2) Between usability / good user experience and portability
always choose portability since this minimizes programming
effort

It *is* possible to deliver both usability *and* portability; I've
done it. That same project used a third-party library for GUI
development that mimicked the native look and feel for each platform.
People sitting on Windows thought they were using a regular Windows
app, people sitting in front of a Mac thought they were using a
regular Mac app (if you were willing to ignore a couple of minor
glitches), and people sitting on Solaris thought they were using a
regular OpenLook app. All used the same code base.
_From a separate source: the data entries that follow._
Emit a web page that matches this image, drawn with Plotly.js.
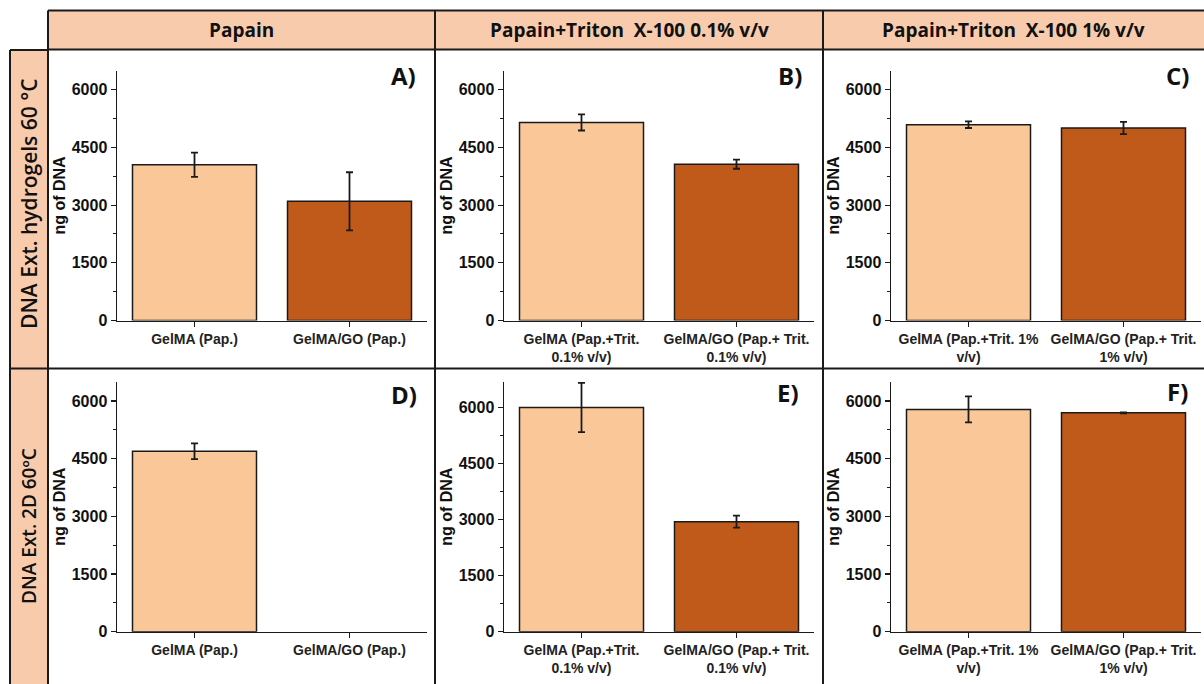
<!DOCTYPE html>
<html>
<head>
<meta charset="utf-8">
<script src="https://cdn.plot.ly/plotly-3.0.1.min.js"></script>
<style>html,body{margin:0;padding:0;background:#fff;}#chart{width:1204px;height:684px;}</style>
</head>
<body>
<div id="chart"></div>
<script>
// ---- data ----
const columnHeaders = ["Papain", "Papain+Triton  X-100 0.1% v/v", "Papain+Triton  X-100 1% v/v"];
const rowHeaders = ["DNA Ext. hydrogels 60 °C", "DNA Ext. 2D 60ºC"];
const panelLetters = ["A)", "B)", "C)", "D)", "E)", "F)"];
const yTitle = "ng of DNA";

const catsPapain = ["GelMA (Pap.)", "GelMA/GO (Pap.)"];
const catsTrit01 = ["GelMA (Pap.+Trit.<br>0.1% v/v)", "GelMA/GO (Pap.+ Trit.<br>0.1% v/v)"];
const catsTrit1 = ["GelMA (Pap.+Trit. 1%<br>v/v)", "GelMA/GO (Pap.+ Trit.<br>1% v/v)"];

const valuesA = [4050, 3100];  const errorsA = [315, 755];
const valuesB = [5150, 4065];  const errorsB = [210, 120];
const valuesC = [5090, 5005];  const errorsC = [85, 160];
const valuesD = [4690, null];  const errorsD = [205, 0];
const valuesE = [6010, 2950];  const errorsE = [660, 160];
const valuesF = [5780, 5690];  const errorsF = [340, 15];

const yMaxTop = 6500, yMaxE = 6700;

// ---- styling / layout ----
const W = 1204, H = 684;
const px = x => x / W;
const py = y => 1 - y / H;
const barColors = ["#FAC898", "#C05A1A"];
const peach = "#F8CBAD";
const ink = "#1a1a1a";

const colX = [[117, 427], [504, 814], [891, 1201]];
const rowY = [[70.5, 320.5], [381.7, 631.7]];

const panels = [
  {cats: catsPapain, v: valuesA, e: errorsA, r: 0, c: 0, ymax: yMaxTop},
  {cats: catsTrit01, v: valuesB, e: errorsB, r: 0, c: 1, ymax: yMaxTop},
  {cats: catsTrit1,  v: valuesC, e: errorsC, r: 0, c: 2, ymax: yMaxTop},
  {cats: catsPapain, v: valuesD, e: errorsD, r: 1, c: 0, ymax: yMaxTop},
  {cats: catsTrit01, v: valuesE, e: errorsE, r: 1, c: 1, ymax: yMaxE},
  {cats: catsTrit1,  v: valuesF, e: errorsF, r: 1, c: 2, ymax: yMaxTop}
];

const tickFont = {family: "Liberation Sans, Arial, sans-serif", size: 16, color: "#111", weight: "bold"};
const catFont = {family: "Liberation Sans, Arial, sans-serif", size: 14, color: "#222", weight: "bold"};

const traces = [];
const layout = {
  width: W, height: H,
  margin: {l: 0, r: 0, t: 0, b: 0},
  paper_bgcolor: "#fff", plot_bgcolor: "rgba(0,0,0,0)",
  showlegend: false,
  bargap: 0.2,
  shapes: [], annotations: []
};

panels.forEach((p, i) => {
  const n = i + 1;
  const xa = n === 1 ? "x" : "x" + n;
  const ya = n === 1 ? "y" : "y" + n;
  traces.push({
    type: "bar", x: p.cats, y: p.v, xaxis: xa, yaxis: ya,
    marker: {color: barColors, line: {color: ink, width: 1.5}},
    error_y: {type: "data", array: p.e, visible: true, color: ink, thickness: 1.8, width: 3.5},
    width: 0.8, hoverinfo: "x+y"
  });
  const cx = colX[p.c], ry = rowY[p.r];
  layout["xaxis" + (n === 1 ? "" : n)] = {
    domain: [px(cx[0]), px(cx[1])], anchor: ya,
    type: "category", range: [-0.5, 1.5],
    showline: true, linecolor: ink, linewidth: 1.5,
    ticks: "outside", ticklen: 5, tickwidth: 1.2, tickcolor: ink,
    showgrid: false, zeroline: false, tickfont: catFont, fixedrange: true
  };
  layout["yaxis" + (n === 1 ? "" : n)] = {
    domain: [py(ry[1]), py(ry[0])], anchor: xa,
    range: [0, p.ymax], tickmode: "linear", tick0: 0, dtick: 1500,
    showline: true, linecolor: ink, linewidth: 1.5,
    ticks: "outside", ticklen: 5, tickwidth: 1.2, tickcolor: ink,
    minor: {dtick: 750, ticks: "outside", ticklen: 3, tickwidth: 1, tickcolor: ink},
    showgrid: false, zeroline: false, tickfont: tickFont, fixedrange: true,
    title: {text: yTitle, font: {family: "Liberation Sans, Arial, sans-serif", size: 16, color: "#111", weight: "bold"}, standoff: 2}
  };
});

// grid boxes
const S = layout.shapes;
const line = (x0, y0, x1, y1) => S.push({type: "line", xref: "paper", yref: "paper",
  x0: px(x0), y0: py(y0), x1: px(x1), y1: py(y1), line: {color: ink, width: 2}});
S.push({type: "rect", xref: "paper", yref: "paper", x0: px(48), x1: px(1204), y0: py(49.5), y1: py(10.5),
  fillcolor: peach, line: {width: 0}, layer: "below"});
S.push({type: "rect", xref: "paper", yref: "paper", x0: px(10), x1: px(48), y0: py(684), y1: py(50),
  fillcolor: peach, line: {width: 0}, layer: "below"});
line(48, 10.5, 1204, 10.5);
line(48, 49.5, 1204, 49.5);
line(10, 50, 48, 50);
line(10, 50, 10, 684);
line(48, 10.5, 48, 684);
line(435, 10.5, 435, 684);
line(823, 10.5, 823, 684);
line(10, 368.5, 1204, 368.5);

// headers
const A = layout.annotations;
const colCenters = [241.5, 629, 1013];
columnHeaders.forEach((t, i) => A.push({
  text: t, xref: "paper", yref: "paper", x: px(colCenters[i]), y: py(30), xanchor: "center", yanchor: "middle",
  showarrow: false, font: {family: "Open Sans, sans-serif", size: 19, color: "#111", weight: "bold"}
}));
const rowCenters = [204, 526];
const rowSizes = [21, 19];
rowHeaders.forEach((t, i) => A.push({
  text: t, xref: "paper", yref: "paper", x: px(29), y: py(rowCenters[i]), xanchor: "center", yanchor: "middle",
  textangle: -90, showarrow: false, font: {family: "Open Sans, sans-serif", size: rowSizes[i], color: "#111", weight: 600}
}));
const letterPos = [[418, 75], [804, 75], [1191, 75], [419, 394], [801, 392], [1190, 391]];
panelLetters.forEach((t, i) => A.push({
  text: t, xref: "paper", yref: "paper", x: px(letterPos[i][0]), y: py(letterPos[i][1]), xanchor: "right", yanchor: "middle",
  showarrow: false, font: {family: "Open Sans, sans-serif", size: 24, color: "#111", weight: "bold"}
}));

Plotly.newPlot("chart", traces, layout, {displayModeBar: false, staticPlot: true});
</script>
</body>
</html>
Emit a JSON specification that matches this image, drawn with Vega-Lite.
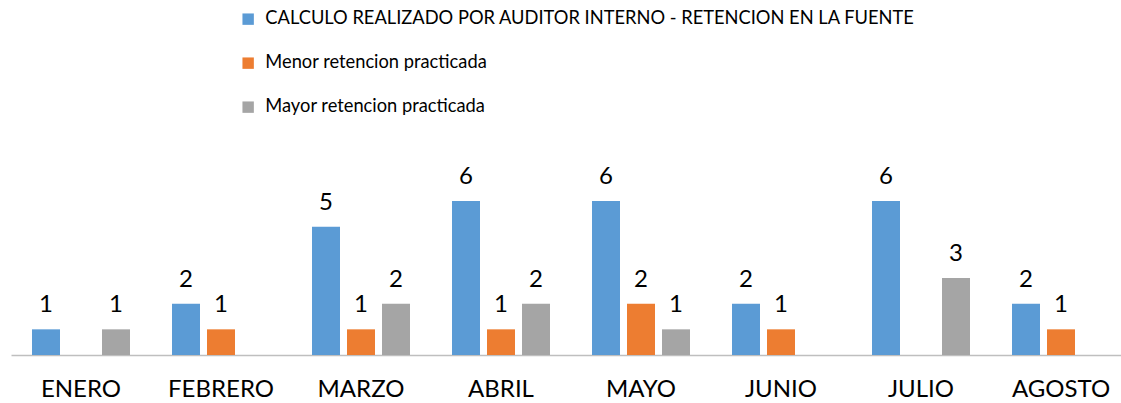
{
  "$schema": "https://vega.github.io/schema/vega-lite/v6.json",
  "width": 1120,
  "height": 355,
  "padding": {"left": 11, "top": 0, "right": 0, "bottom": 0},
  "config": {"view": {"stroke": null}, "font": "Lato"},
  "data": {"values": [
    {"mes": "ENERO", "serie": "CALCULO REALIZADO POR AUDITOR INTERNO - RETENCION EN LA FUENTE", "valor": 1},
    {"mes": "ENERO", "serie": "Mayor retencion practicada", "valor": 1},
    {"mes": "FEBRERO", "serie": "CALCULO REALIZADO POR AUDITOR INTERNO - RETENCION EN LA FUENTE", "valor": 2},
    {"mes": "FEBRERO", "serie": "Menor retencion practicada", "valor": 1},
    {"mes": "MARZO", "serie": "CALCULO REALIZADO POR AUDITOR INTERNO - RETENCION EN LA FUENTE", "valor": 5},
    {"mes": "MARZO", "serie": "Menor retencion practicada", "valor": 1},
    {"mes": "MARZO", "serie": "Mayor retencion practicada", "valor": 2},
    {"mes": "ABRIL", "serie": "CALCULO REALIZADO POR AUDITOR INTERNO - RETENCION EN LA FUENTE", "valor": 6},
    {"mes": "ABRIL", "serie": "Menor retencion practicada", "valor": 1},
    {"mes": "ABRIL", "serie": "Mayor retencion practicada", "valor": 2},
    {"mes": "MAYO", "serie": "CALCULO REALIZADO POR AUDITOR INTERNO - RETENCION EN LA FUENTE", "valor": 6},
    {"mes": "MAYO", "serie": "Menor retencion practicada", "valor": 2},
    {"mes": "MAYO", "serie": "Mayor retencion practicada", "valor": 1},
    {"mes": "JUNIO", "serie": "CALCULO REALIZADO POR AUDITOR INTERNO - RETENCION EN LA FUENTE", "valor": 2},
    {"mes": "JUNIO", "serie": "Menor retencion practicada", "valor": 1},
    {"mes": "JULIO", "serie": "CALCULO REALIZADO POR AUDITOR INTERNO - RETENCION EN LA FUENTE", "valor": 6},
    {"mes": "JULIO", "serie": "Mayor retencion practicada", "valor": 3},
    {"mes": "AGOSTO", "serie": "CALCULO REALIZADO POR AUDITOR INTERNO - RETENCION EN LA FUENTE", "valor": 2},
    {"mes": "AGOSTO", "serie": "Menor retencion practicada", "valor": 1}
  ]},
  "encoding": {
    "x": {
      "field": "mes", "type": "nominal",
      "sort": ["ENERO", "FEBRERO", "MARZO", "ABRIL", "MAYO", "JUNIO", "JULIO", "AGOSTO"],
      "scale": {"paddingInner": 0.3, "paddingOuter": 0.15},
      "axis": {"title": null, "labelAngle": 0, "ticks": false, "labelFontSize": 24, "labelColor": "#000000", "labelPadding": 22, "domainColor": "#bfbfbf", "domainWidth": 1.5}
    },
    "xOffset": {
      "field": "serie", "type": "nominal",
      "sort": ["CALCULO REALIZADO POR AUDITOR INTERNO - RETENCION EN LA FUENTE", "Menor retencion practicada", "Mayor retencion practicada"],
      "scale": {"domain": ["CALCULO REALIZADO POR AUDITOR INTERNO - RETENCION EN LA FUENTE", "Menor retencion practicada", "Mayor retencion practicada"], "paddingInner": 0.2, "paddingOuter": 0}
    },
    "y": {
      "field": "valor", "type": "quantitative",
      "scale": {"domain": [0, 13.83], "nice": false},
      "axis": null
    }
  },
  "layer": [
    {
      "mark": {"type": "bar"},
      "encoding": {
        "color": {
          "field": "serie", "type": "nominal",
          "scale": {"domain": ["CALCULO REALIZADO POR AUDITOR INTERNO - RETENCION EN LA FUENTE", "Menor retencion practicada", "Mayor retencion practicada"], "range": ["#5B9BD5", "#ED7D31", "#A5A5A5"]},
          "legend": {"title": null, "orient": "none", "legendX": 228, "legendY": 10, "direction": "vertical", "symbolType": "square", "symbolSize": 130, "symbolStrokeWidth": 0, "labelFontSize": 18.3, "labelColor": "#000000", "rowPadding": 25, "labelOffset": 8, "labelLimit": 800}
        }
      }
    },
    {
      "mark": {"type": "text", "baseline": "bottom", "dy": -12, "fontSize": 24, "color": "#000000"},
      "encoding": {"text": {"field": "valor", "type": "quantitative"}}
    }
  ]
}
Absent such tools, it's possible to factor out the platform-specific
sections, and keep the core application code platform-agnostic.
Portability is *not* a binary condition; it's a matter of degree.
This leads to mediocre software that runs anywhere but that nobody uses
because it is just that: MEDIOCRE.

I will gladly put up anything I wrote in the '90s as an example of
code that was *not* mediocre.
GUIS?

Non portable

And often not relevant. The bulk of the code I've written in my
career had no GUI.
Network?

Non portable.

Ditto.

This obsession with portability as the *only* way to measure software
has been carried out into this group

*Nobody* in this group has claimed portability is the *only* way to
measure software; however, for many of us who've been doing this for a
living, it is a major concern. In almost 20 years, I've worked on 1,
count 'em, *1* system that did not have to support multiple platforms
concurrently. And I'm not talking about embedded systems, or exotic
platforms; I'm talking Windows, MacOS, *nix.
My priorities are different

1) Correct software, few bugs
2) Good user interface, good performance.
3) Small software, avoiding bloat
4) Portability

We *all* strive for correctness, performance, etc.